I have shown that whenever $x_n\rightharpoonup x$ in $X$, then $\|x\|\le\lim\inf_{n\to\infty}\|x_n\|$ and have also managed to demonstrate the analogous result for when $f_n\overset{\ast}{\rightharpoonup}f$ in $X^*$. In the proof of the former we make recourse to the Hahn Banach theorem, whereas in the latter there is no such need.
I'm interested in showing the corresponding result as well for a sequence of bounded linear operators under the strong and weak operator topologies.
To clarify, $T_n\overset{SOT}\to T\in B(X,Y)$ means that $\forall x\in X$, $\|T_nx-Tx\|\to0$ as $n\to\infty$, and, $T_n\overset{WOT}\to T\in B(X,Y)$ means that $\forall x\in X$, and $f\in Y^*,$ $|f(T_nx)-f(Tx)|\to0$ as $n\to\infty$.
Here are my attempts so far. We start with the strong operator topology case, and then will do the weak operator topology case.

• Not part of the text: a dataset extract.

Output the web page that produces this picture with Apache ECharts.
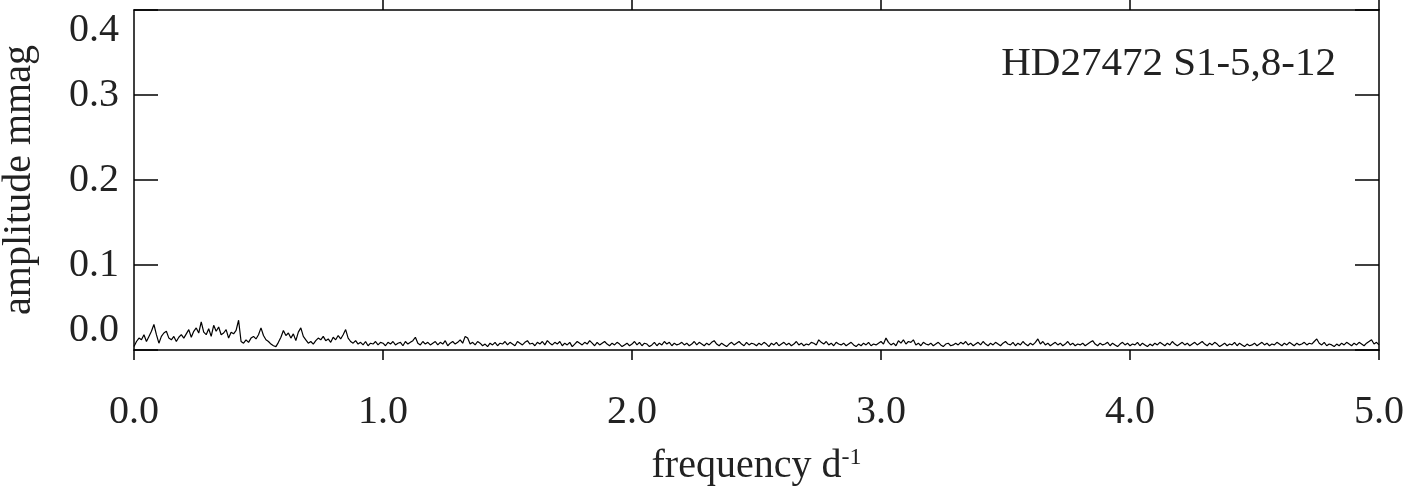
<!DOCTYPE html>
<html>
<head>
<meta charset="utf-8">
<script src="https://cdn.jsdelivr.net/npm/echarts@6/dist/echarts.min.js"></script>
<style>html,body{margin:0;padding:0;background:#fff;}#c{width:1404px;height:491px;}</style>
</head>
<body>
<div id="c"></div>
<script>
const chartTitle = "HD27472 S1-5,8-12";
const freqStart = 0.0;
const freqStep = 0.01;
const amplitude = [
0.004,0.010,0.014,0.012,0.018,0.010,0.016,0.022,0.030,0.018,
0.008,0.016,0.020,0.022,0.014,0.012,0.016,0.010,0.015,0.018,
0.014,0.019,0.024,0.015,0.022,0.026,0.020,0.033,0.021,0.018,
0.025,0.016,0.029,0.022,0.027,0.018,0.020,0.024,0.014,0.021,
0.019,0.023,0.035,0.010,0.008,0.012,0.009,0.014,0.016,0.013,
0.018,0.026,0.017,0.012,0.010,0.007,0.005,0.004,0.009,0.015,
0.023,0.017,0.020,0.014,0.019,0.011,0.021,0.026,0.016,0.012,
0.008,0.010,0.007,0.011,0.014,0.012,0.016,0.011,0.013,0.009,
0.015,0.012,0.017,0.013,0.018,0.024,0.014,0.010,0.008,0.011,
0.007,0.009,0.006,0.010,0.005,0.008,0.007,0.010,0.006,0.009,
0.008,0.005,0.009,0.007,0.010,0.006,0.008,0.009,0.005,0.010,
0.007,0.009,0.011,0.015,0.008,0.006,0.010,0.007,0.009,0.006,
0.008,0.010,0.006,0.009,0.007,0.011,0.005,0.008,0.010,0.007,
0.009,0.012,0.008,0.016,0.014,0.007,0.009,0.006,0.010,0.008,
0.005,0.007,0.004,0.008,0.006,0.009,0.005,0.008,0.007,0.010,
0.006,0.009,0.007,0.005,0.010,0.008,0.006,0.009,0.011,0.007,
0.008,0.005,0.009,0.007,0.010,0.006,0.011,0.008,0.006,0.009,
0.007,0.010,0.005,0.008,0.006,0.009,0.004,0.007,0.010,0.008,
0.006,0.009,0.007,0.011,0.008,0.005,0.009,0.006,0.008,0.010,
0.007,0.005,0.008,0.006,0.009,0.007,0.004,0.006,0.008,0.005,
0.007,0.010,0.006,0.009,0.005,0.008,0.007,0.004,0.006,0.009,
0.005,0.008,0.006,0.010,0.007,0.009,0.005,0.008,0.006,0.007,
0.009,0.006,0.008,0.005,0.007,0.010,0.006,0.009,0.007,0.005,
0.008,0.006,0.009,0.011,0.007,0.005,0.008,0.006,0.004,0.007,
0.009,0.006,0.008,0.010,0.007,0.005,0.009,0.006,0.008,0.007,
0.005,0.008,0.006,0.009,0.007,0.004,0.008,0.006,0.009,0.005,
0.007,0.009,0.006,0.008,0.005,0.007,0.010,0.006,0.008,0.005,
0.007,0.006,0.009,0.008,0.006,0.012,0.009,0.007,0.010,0.006,
0.008,0.005,0.009,0.007,0.006,0.008,0.005,0.007,0.009,0.006,
0.004,0.007,0.005,0.008,0.006,0.009,0.005,0.007,0.006,0.008,
0.010,0.007,0.014,0.009,0.006,0.008,0.005,0.011,0.008,0.012,
0.007,0.010,0.009,0.012,0.006,0.008,0.005,0.009,0.007,0.006,
0.008,0.005,0.007,0.009,0.006,0.004,0.007,0.008,0.005,0.006,
0.008,0.006,0.009,0.007,0.010,0.006,0.008,0.005,0.007,0.009,
0.006,0.010,0.007,0.005,0.008,0.006,0.009,0.007,0.005,0.008,
0.010,0.007,0.006,0.009,0.005,0.008,0.006,0.010,0.007,0.005,
0.008,0.006,0.009,0.013,0.007,0.010,0.006,0.008,0.005,0.007,
0.009,0.006,0.008,0.005,0.007,0.010,0.006,0.008,0.005,0.007,
0.006,0.008,0.005,0.007,0.009,0.011,0.007,0.005,0.008,0.006,
0.007,0.009,0.005,0.008,0.006,0.004,0.007,0.009,0.006,0.008,
0.005,0.007,0.006,0.009,0.005,0.008,0.006,0.004,0.007,0.005,
0.008,0.006,0.009,0.007,0.005,0.008,0.006,0.010,0.007,0.005,
0.007,0.009,0.006,0.008,0.005,0.007,0.009,0.006,0.008,0.010,
0.007,0.005,0.008,0.006,0.009,0.007,0.004,0.006,0.008,0.005,
0.007,0.006,0.009,0.005,0.008,0.006,0.004,0.007,0.005,0.006,
0.008,0.005,0.007,0.009,0.006,0.008,0.005,0.007,0.006,0.009,
0.007,0.005,0.008,0.006,0.009,0.007,0.005,0.008,0.006,0.007,
0.009,0.006,0.008,0.007,0.010,0.013,0.008,0.006,0.009,0.005,
0.007,0.006,0.004,0.007,0.005,0.008,0.006,0.009,0.007,0.005,
0.008,0.006,0.009,0.007,0.005,0.008,0.010,0.012,0.007,0.009,
0.006
];
const xTicks = [0, 1, 2, 3, 4, 5];
const yTicks = [0.0, 0.1, 0.2, 0.3, 0.4];

const series = amplitude.map((a, i) => [+(freqStart + i * freqStep).toFixed(3), a]);

const FONT = "'Liberation Serif', 'DejaVu Serif', serif";
const TXT = '#222';
const chart = echarts.init(document.getElementById('c'), null, {renderer: 'canvas'});
chart.setOption({
  animation: false,
  backgroundColor: '#fff',
  title: {
    text: chartTitle, right: 68, top: 44, padding: 0,
    textStyle: {fontFamily: FONT, fontSize: 41, fontWeight: 'normal', color: TXT}
  },
  grid: {left: 134, right: 25, top: 10, bottom: 141, containLabel: false, outerBoundsMode: 'none'},
  xAxis: [{
    type: 'value', position: 'bottom', min: xTicks[0], max: xTicks[xTicks.length - 1], interval: 1,
    axisLine: {onZero: false, lineStyle: {color: '#000', width: 1.5}},
    axisTick: {show: true, inside: false, length: 10, lineStyle: {color: '#000', width: 1.5}},
    splitLine: {show: false},
    axisLabel: {fontFamily: FONT, fontSize: 40, color: TXT, margin: 42, formatter: v => v.toFixed(1)},
    name: 'frequency d{sup|-1}', nameLocation: 'middle', nameGap: 96,
    nameTextStyle: {fontFamily: FONT, fontSize: 40, color: TXT,
      rich: {sup: {fontFamily: FONT, fontSize: 24, color: TXT, verticalAlign: 'top', padding: [0, 0, 14, 0]}}}
  }, {
    type: 'value', position: 'top', min: xTicks[0], max: xTicks[xTicks.length - 1], interval: 1,
    axisLine: {onZero: false, lineStyle: {color: '#000', width: 1.5}},
    axisTick: {show: true, inside: false, length: 10, customValues: xTicks.slice(1), lineStyle: {color: '#000', width: 1.5}},
    splitLine: {show: false},
    axisLabel: {show: false}
  }],
  yAxis: [{
    type: 'value', position: 'left', min: yTicks[0], max: yTicks[yTicks.length - 1], interval: 0.1,
    axisLine: {show: true, onZero: false, lineStyle: {color: '#000', width: 1.5}},
    axisTick: {show: true, inside: true, length: 24, lineStyle: {color: '#000', width: 1.5}},
    splitLine: {show: false},
    axisLabel: {fontFamily: FONT, fontSize: 40, color: TXT, margin: 15,
      formatter: v => v.toFixed(1), verticalAlignMinLabel: 'bottom', verticalAlignMaxLabel: 'top'},
    name: 'amplitude mmag', nameLocation: 'middle', nameGap: 95,
    nameTextStyle: {fontFamily: FONT, fontSize: 40, color: TXT}
  }, {
    type: 'value', position: 'right', min: yTicks[0], max: yTicks[yTicks.length - 1], interval: 0.1,
    axisLine: {show: true, onZero: false, lineStyle: {color: '#000', width: 1.5}},
    axisTick: {show: true, inside: true, length: 24, lineStyle: {color: '#000', width: 1.5}},
    splitLine: {show: false},
    axisLabel: {show: false}
  }],
  series: [{
    type: 'line', xAxisIndex: 0, yAxisIndex: 0, data: series,
    showSymbol: false, symbol: 'none',
    lineStyle: {color: '#000', width: 1.2}
  }]
});
</script>
</body>
</html>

1.$\,$Suppose that $T_n\overset{SOT}\to T\in B(X,Y)$. Then $\forall x\in X$, $\|T_nx-Tx\|\to0$ as $n\to\infty$. Choose $x\in X:\|x\|=1$, and let $\epsilon\gt0$.
Now, $\|Tx\|\le\|T\|\implies\|Tx\|\gt\|T\|-\epsilon$.
But $\|T_nx\|\to\|Tx\|$ by strong operator convergence. So that, for large enough $n\in\mathbb N$, $\|T_nx\|\gt\|T\|-\epsilon.$ But, $\|T_nx\|\le\|T_n\|$ for all $n\in\mathbb N$, so that furthermore, $\|T_n\|\ge\|T\|-\epsilon.$
But then, this impliex that $\|T\|-\epsilon\le\lim\inf_{n\to\infty}\|T_n\|$, on taking lim infs of both sides. Which further implies that $\|T\|\le\lim\inf_{n\to\infty}\|T_n\|$, since $\epsilon\gt0$ was arbitrary. Thus showing the result we required.
2.$\,$Suppose that $T_n\overset{WOT}\to T\in B(X,Y)$. Then $\forall x\in X$, and $f\in Y^*,$ $|f(T_nx)-f(Tx)|\to0$ as $n\to\infty$. Now the Hahn Banach theorem tells us that $\exists f\in X^*:\|f\|=1$ and that $f(x)=\|x\|$.
With this in mind, consider that $|f(T_nx)|\le\|T_n\|$, using the boundedness of $f$, $T_n,\,\forall n\in \mathbb N$ and the above observations from Hahn Banach.
But $|f(T_nx)|\to|f(Tx)|\le\|T\|$, by the weak operator convergence and then the boundedness and Hahn Banach deductions.
On putting both of these observations together, we see that $\|T\|\le\|T_n\|$, and so on taking lim infs, we get that $\|T\|\le\lim\inf_{n\to\infty}\|T_n\|$, as required.
Are both of these attempts correct? Or are there any ways in which I could improve?
In the SOT attempt, you are first choosing $x$. But then you cannot guarantee that $\|Tx\|\geq\|T\|-\epsilon$. What you need to do is to choose $x$ so that $\|x\|=1$ and $\|Tx\|\geq\|T\|-\varepsilon$. Then, by the convergence, you find that for $ n$ big enough , $\|T_nx\|\geq\|Tx\|-\epsilon$. Thus, for $n$ big enough, $$ \|T_n\|\geq\|T_nx\|\geq\|Tx\|-\epsilon\geq\|T\|-2\epsilon. $$ Now you conclude that $\liminf_n\|T_n\|\geq\|T\|-2\epsilon$.
In the WOT attempt, you are glossing so much that it is hard to see what you are doing. There is no inequality whatsoever with $\|T\|$ on the low side, so it is hard to see how you conclude; you don't say how you choose $x$. The way I would do it to first notice that, by Hahn-Banach, $$ \|Tx\|=\sup\{|f(Tx)|:\ f\in Y^*,\ \|f\|=1\}. $$ So, fix $x$. Given $\varepsilon>0$, there exists $f\in Y^*$ with $\|f\|=1$ and $$ \|Tx\|\leq|f(Tx)|+\varepsilon=\lim_n|f(T_nx)|+\varepsilon. $$ As $|f(T_nx)|\leq\|T_n\|$, we get $\lim_n|f(T_nx)|\leq\liminf_n\|T_n\|$. Thus $$ \|Tx\|\leq\liminf_n\|T_n\|+\varepsilon. $$ As this works with any $x$ with $\|x\|=1$, taking supremum we get $$ \|T\|\leq\liminf_n\|T_n\|+\varepsilon, $$ and we finally can remove the $\varepsilon$ since its aritrarily small.